James muttered, “Maybe we should dance naked for you like everyone else here.”

The manager either did not hear this or chose to ignore us, terribly rude Americans that we were. We were too tired to fight with the guy, so we obliged his wishes and got out of that lounge as fast as we could. After a few quick applications of deodorant, we stored our luggage with the concierge and set off sightseeing. We walked the entire length of Abbey Road, toured the Sherlock Holmes museum and ate deli sandwiches and coffee in Trafalgar Square. The weather was crisp and sunny, the makings of a perfect day.

Around 12:30 we headed back to the hostel for check-in. Jenni was placed in an all-girls four-person room; James and I in a four-person co-ed room. The two of us were relieved to see that we had the room to ourselves. Each of the four bunk beds was untouched. No creepy roommates stealing our bags. Maybe the evening would be nice and quiet.

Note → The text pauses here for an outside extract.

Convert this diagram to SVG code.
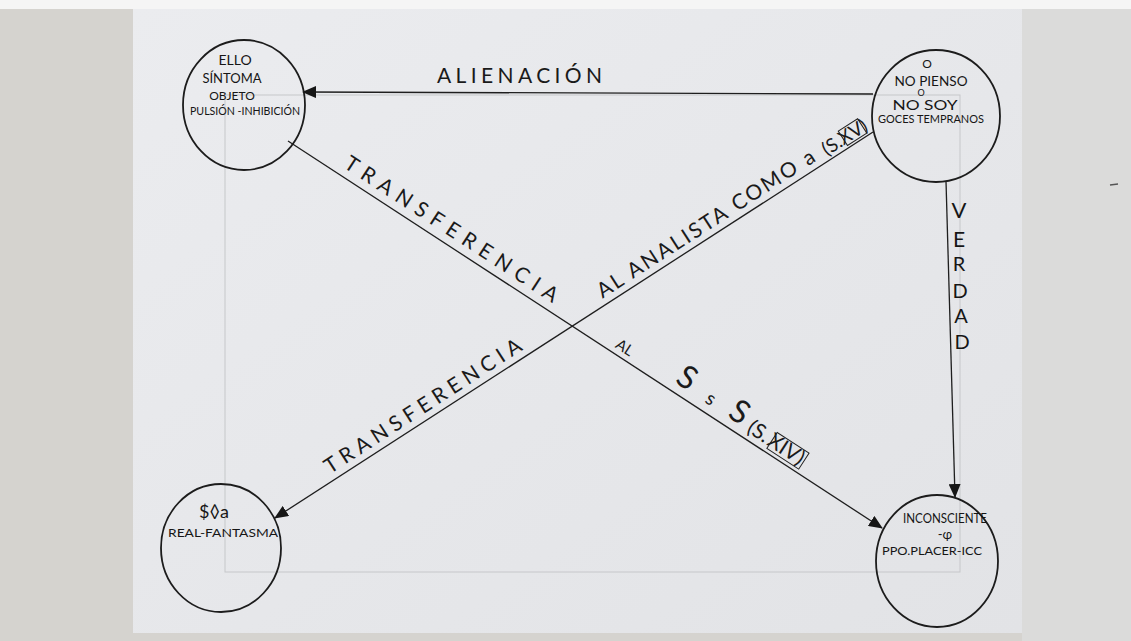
<svg xmlns="http://www.w3.org/2000/svg" width="1131" height="641" viewBox="0 0 1131 641">
<defs>
<marker id="ah" markerUnits="userSpaceOnUse" markerWidth="14" markerHeight="12" refX="13" refY="6" orient="auto">
<path d="M0,0 L14,6 L0,12 z" fill="#161616"/>
</marker>
<linearGradient id="paper" x1="0" y1="0" x2="1" y2="1">
<stop offset="0" stop-color="#ebecef"/>
<stop offset="1" stop-color="#e2e3e6"/>
</linearGradient>
</defs>
<style>
.node ellipse{fill:none;stroke:#1c1c1c;stroke-width:1.8}
.t{font-family:Lato,"Open Sans","Liberation Sans",sans-serif;font-weight:400;fill:#161616;text-anchor:middle}
.s{font-family:Lato,"Open Sans","Liberation Sans",sans-serif;font-weight:400;fill:#1a1a1a}
.c{stroke:#1e1e1e;stroke-width:1.3;fill:none}
.box{fill:none;stroke:#222;stroke-width:1}
</style>
<rect x="0" y="0" width="1131" height="641" fill="#d5d3cf"/>
<rect x="0" y="0" width="1131" height="9" fill="#f5f5f5"/>
<rect x="1022" y="9" width="109" height="632" fill="#dbdbda"/>
<rect x="133" y="9" width="889" height="624" fill="url(#paper)"/>
<rect x="225" y="95" width="735" height="477" fill="none" stroke="#c6c7ca" stroke-width="1"/>
<line x1="1110" y1="185" x2="1118" y2="184" stroke="#555" stroke-width="1.5"/>

<g id="connectors">
<line class="c" x1="873" y1="94" x2="303" y2="92" stroke-width="1.8" marker-end="url(#ah)"/>
<line class="c" x1="946" y1="181" x2="955" y2="497" marker-end="url(#ah)"/>
<line class="c" x1="288" y1="141" x2="882" y2="528" marker-end="url(#ah)"/>
<line class="c" x1="873" y1="132" x2="275" y2="518" marker-end="url(#ah)"/>
</g>

<g id="labels">
<text class="s" x="437" y="83" font-size="21" textLength="165" lengthAdjust="spacing">ALIENACIÓN</text>
<text class="t" x="959" y="218" font-size="22">V</text>
<text class="t" x="959" y="247" font-size="21">E</text>
<text class="t" x="959" y="271" font-size="20">R</text>
<text class="t" x="960" y="298" font-size="20">D</text>
<text class="t" x="961" y="323" font-size="20">A</text>
<text class="t" x="962" y="349" font-size="20">D</text>
<g transform="translate(288,141) rotate(33)">
<text class="s" x="60" y="-8" font-size="21" textLength="250" lengthAdjust="spacing">TRANSFERENCIA</text>
<text class="s" x="386" y="-5" font-size="15">AL</text>
<text class="s" x="455" y="-8" font-size="32" textLength="80" lengthAdjust="spacing">S<tspan font-size="19">s</tspan>S</text>
<text class="s" x="542" y="-6" font-size="21">(S.<tspan dx="2">XIV</tspan>)</text>
<rect class="box" x="569" y="-22" width="38" height="19"/>
</g>
<g transform="translate(275,518) rotate(-32.8)">
<text class="s" x="70" y="-7" font-size="21" textLength="230" lengthAdjust="spacing">TRANSFERENCIA</text>
<text class="s" x="394" y="-7" font-size="21" textLength="255" lengthAdjust="spacing">AL ANALISTA COMO a</text>
<text class="s" x="660" y="-5" font-size="19" textLength="50" lengthAdjust="spacing">(S.XV)</text>
<rect class="box" x="683" y="-20" width="23" height="17"/>
</g>
</g>

<g id="node-ello" class="node">
<ellipse cx="244" cy="105" rx="61" ry="65"/>
<text class="t" x="235" y="65" font-size="14">ELLO</text>
<text class="t" x="232" y="83" font-size="13">SÍNTOMA</text>
<text class="t" x="232" y="100" font-size="12">OBJETO</text>
<text class="t" x="245" y="115" font-size="11" textLength="110" lengthAdjust="spacingAndGlyphs">PULSIÓN -INHIBICIÓN</text>
</g>

<g id="node-nopienso" class="node">
<ellipse cx="936" cy="116" rx="64" ry="66"/>
<text class="t" x="927" y="68" font-size="12">O</text>
<text class="t" x="931" y="86" font-size="13" textLength="73" lengthAdjust="spacingAndGlyphs">NO PIENSO</text>
<text class="t" x="921" y="96" font-size="9">O</text>
<text class="t" x="925" y="110" font-size="14" textLength="65" lengthAdjust="spacingAndGlyphs">NO SOY</text>
<text class="t" x="931" y="123" font-size="12" textLength="106" lengthAdjust="spacingAndGlyphs">GOCES TEMPRANOS</text>
</g>

<g id="node-fantasma" class="node">
<ellipse cx="221" cy="548" rx="60" ry="64"/>
<text class="t" x="214" y="518" font-size="18">$◊a</text>
<text class="t" x="223" y="537" font-size="11" textLength="110" lengthAdjust="spacingAndGlyphs">REAL-FANTASMA</text>
</g>

<g id="node-inconsciente" class="node">
<ellipse cx="937" cy="561" rx="61" ry="66"/>
<text class="t" x="945" y="523" font-size="13" textLength="84" lengthAdjust="spacingAndGlyphs">INCONSCIENTE</text>
<text class="t" x="945" y="539" font-size="13">-φ</text>
<text class="t" x="932" y="555" font-size="12" textLength="100" lengthAdjust="spacingAndGlyphs">PPO.PLACER-ICC</text>
</g>
</svg>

After showering, we hit up more tourist spots. Nothing like seeing Buckingham Palace in the snow and still only wearing a T-shirt and hooded sweatshirt jacket! By 8:00 p.m., we were pooped. We had been running on four hours of sleep and there was still Sunday. All we wanted was a good night’s sleep after a relatively good day.

Good day. Not night.

We had been through quite a lot: late train rides, vomit chasing after our feet in buses, freezing in dangerously dark London streets, sleeping on makeshift beds in a ridiculously air-conditioned lounge, getting yelled at by Mr. Snooty British Pants. All we wanted was sleep. And that’s what James and I did in our room. Until a French couple, our roommates, entered our room at 3:00 a.m., turning on a desk lamp, giggling loudly (“Elvis, Elvis,” they stage whispered) and moving back and forth between their top and bottom bunks. When the French couple left the room, many missed-sleep-minutes later, the desk lamp they had turned on continued to shine hotly in James’s face. Jenni fared no better in her room that night when her three drunken roommates stumbled into bed after some hard clubbing.

Sleep in London seemed out of reach. We saw what we wanted to see, but by the end of the trip, all we wanted to see was a bed.